** begin **
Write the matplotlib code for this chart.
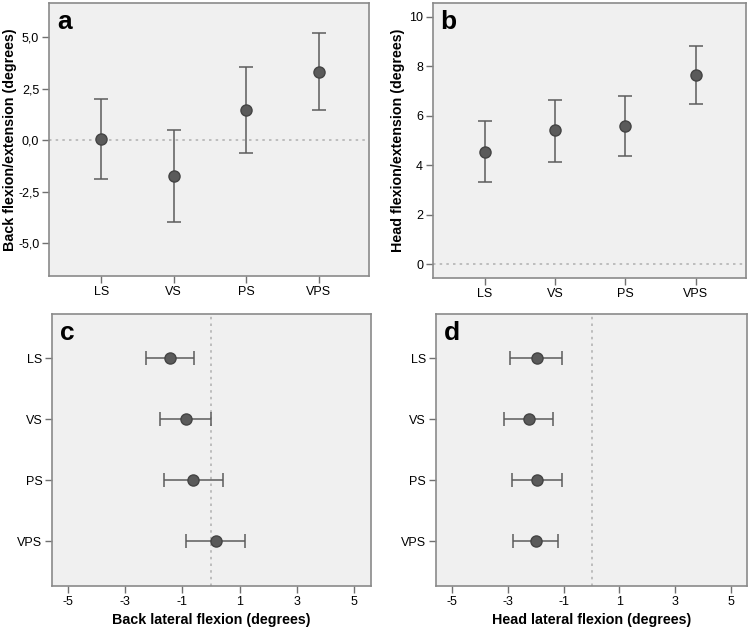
import matplotlib
matplotlib.use("Agg")
import matplotlib.pyplot as plt
from matplotlib.ticker import FuncFormatter

plt.rcParams['font.family'] = ['Liberation Sans', 'DejaVu Sans']
plt.rcParams['axes.unicode_minus'] = False

groups = ['LS', 'VS', 'PS', 'VPS']

# a: back flexion/extension
back_fe_mean = [0.06, -1.74, 1.45, 3.29]
back_fe_lo = [-1.87, -3.98, -0.63, 1.44]
back_fe_hi = [1.98, 0.50, 3.55, 5.19]

# b: head flexion/extension
head_fe_mean = [4.54, 5.41, 5.58, 7.66]
head_fe_lo = [3.31, 4.15, 4.38, 6.48]
head_fe_hi = [5.78, 6.65, 6.79, 8.82]

# c: back lateral flexion
back_lf_mean = [-1.44, -0.88, -0.63, 0.16]
back_lf_lo = [-2.28, -1.77, -1.65, -0.88]
back_lf_hi = [-0.59, 0.00, 0.41, 1.20]

# d: head lateral flexion
head_lf_mean = [-1.96, -2.25, -1.95, -2.00]
head_lf_lo = [-2.90, -3.14, -2.86, -2.80]
head_lf_hi = [-1.05, -1.36, -1.05, -1.20]

bg = '#f0f0f0'
edge = '#8a8a8a'
bar_col = '#5c5c5c'
dot_col = '#5a5a5a'

fig = plt.figure(figsize=(7.5, 6.33), dpi=100)
ax_a = fig.add_axes([0.0653, 0.564, 0.4267, 0.431])
ax_b = fig.add_axes([0.577, 0.561, 0.417, 0.434])
ax_c = fig.add_axes([0.0693, 0.0743, 0.425, 0.43])
ax_d = fig.add_axes([0.581, 0.0743, 0.415, 0.43])


def style(ax):
    ax.set_facecolor(bg)
    for s in ax.spines.values():
        s.set_color(edge)
        s.set_linewidth(1.2)
    ax.tick_params(length=5, width=1, color='#707070', labelsize=9, pad=2)


def draw(ax, mean, lo, hi, vertical=True):
    pos = list(range(len(groups)))
    err = [[m - l for m, l in zip(mean, lo)], [h - m for m, h in zip(mean, hi)]]
    if vertical:
        ax.errorbar(pos, mean, yerr=err, fmt='o', color=bar_col, ecolor=bar_col,
                    elinewidth=1.1, capsize=5, capthick=1.1, markersize=8,
                    markerfacecolor=dot_col, markeredgecolor='#444444', zorder=3)
    else:
        ax.errorbar(mean, pos, xerr=err, fmt='o', color=bar_col, ecolor=bar_col,
                    elinewidth=1.1, capsize=5, capthick=1.1, markersize=8,
                    markerfacecolor=dot_col, markeredgecolor='#444444', zorder=3)


for ax in (ax_a, ax_b, ax_c, ax_d):
    style(ax)

# a
draw(ax_a, back_fe_mean, back_fe_lo, back_fe_hi)
ax_a.axhline(0, color='#b5b5b5', linestyle=(0, (1.5, 2.5)), linewidth=1.2, zorder=1)
ax_a.set_xlim(-0.72, 3.69)
ax_a.set_ylim(-6.6, 6.65)
ax_a.set_yticks([-5, -2.5, 0, 2.5, 5])
ax_a.yaxis.set_major_formatter(FuncFormatter(lambda v, p: f'{v:.1f}'.replace('.', ',')))
ax_a.set_xticks(range(len(groups)))
ax_a.set_xticklabels(groups)
ax_a.set_ylabel('Back flexion/extension (degrees)', fontsize=10.3, fontweight='bold', labelpad=1)
ax_a.text(0.025, 0.975, 'a', transform=ax_a.transAxes, fontsize=19,
          fontweight='bold', va='top', ha='left')

# b
draw(ax_b, head_fe_mean, head_fe_lo, head_fe_hi)
ax_b.axhline(0, color='#b5b5b5', linestyle=(0, (1.5, 2.5)), linewidth=1.2, zorder=1)
ax_b.set_xlim(-0.74, 3.71)
ax_b.set_ylim(-0.54, 10.54)
ax_b.set_yticks([0, 2, 4, 6, 8, 10])
ax_b.set_xticks(range(len(groups)))
ax_b.set_xticklabels(groups)
ax_b.set_ylabel('Head flexion/extension (degrees)', fontsize=10.3, fontweight='bold', labelpad=3)
ax_b.text(0.025, 0.975, 'b', transform=ax_b.transAxes, fontsize=19,
          fontweight='bold', va='top', ha='left')

# c
draw(ax_c, back_lf_mean, back_lf_lo, back_lf_hi, vertical=False)
ax_c.axvline(0, color='#b5b5b5', linestyle=(0, (1.5, 2.5)), linewidth=1.2, zorder=1)
ax_c.set_xlim(-5.55, 5.57)
ax_c.set_ylim(3.73, -0.73)
ax_c.set_xticks([-5, -3, -1, 1, 3, 5])
ax_c.set_yticks(range(len(groups)))
ax_c.set_yticklabels(groups)
ax_c.set_xlabel('Back lateral flexion (degrees)', fontsize=10.3, fontweight='bold')
ax_c.text(0.025, 0.975, 'c', transform=ax_c.transAxes, fontsize=19,
          fontweight='bold', va='top', ha='left')

# d
draw(ax_d, head_lf_mean, head_lf_lo, head_lf_hi, vertical=False)
ax_d.axvline(0, color='#b5b5b5', linestyle=(0, (1.5, 2.5)), linewidth=1.2, zorder=1)
ax_d.set_xlim(-5.57, 5.56)
ax_d.set_ylim(3.73, -0.73)
ax_d.set_xticks([-5, -3, -1, 1, 3, 5])
ax_d.set_yticks(range(len(groups)))
ax_d.set_yticklabels(groups)
ax_d.set_xlabel('Head lateral flexion (degrees)', fontsize=10.3, fontweight='bold')
ax_d.text(0.025, 0.975, 'd', transform=ax_d.transAxes, fontsize=19,
          fontweight='bold', va='top', ha='left')

fig.savefig('out.png', dpi=100)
** end **
**WORK TO COMPLETE**
Repeat the lines exactly as they stand, from the opening line of the data through the line with "dot_col = '#5a5a5a'". Pictures stay out of the copy.

**RESULT**
Write the matplotlib code for this chart.
import matplotlib
matplotlib.use("Agg")
import matplotlib.pyplot as plt
from matplotlib.ticker import FuncFormatter

plt.rcParams['font.family'] = ['Liberation Sans', 'DejaVu Sans']
plt.rcParams['axes.unicode_minus'] = False

groups = ['LS', 'VS', 'PS', 'VPS']

# a: back flexion/extension
back_fe_mean = [0.06, -1.74, 1.45, 3.29]
back_fe_lo = [-1.87, -3.98, -0.63, 1.44]
back_fe_hi = [1.98, 0.50, 3.55, 5.19]

# b: head flexion/extension
head_fe_mean = [4.54, 5.41, 5.58, 7.66]
head_fe_lo = [3.31, 4.15, 4.38, 6.48]
head_fe_hi = [5.78, 6.65, 6.79, 8.82]

# c: back lateral flexion
back_lf_mean = [-1.44, -0.88, -0.63, 0.16]
back_lf_lo = [-2.28, -1.77, -1.65, -0.88]
back_lf_hi = [-0.59, 0.00, 0.41, 1.20]

# d: head lateral flexion
head_lf_mean = [-1.96, -2.25, -1.95, -2.00]
head_lf_lo = [-2.90, -3.14, -2.86, -2.80]
head_lf_hi = [-1.05, -1.36, -1.05, -1.20]

bg = '#f0f0f0'
edge = '#8a8a8a'
bar_col = '#5c5c5c'
dot_col = '#5a5a5a'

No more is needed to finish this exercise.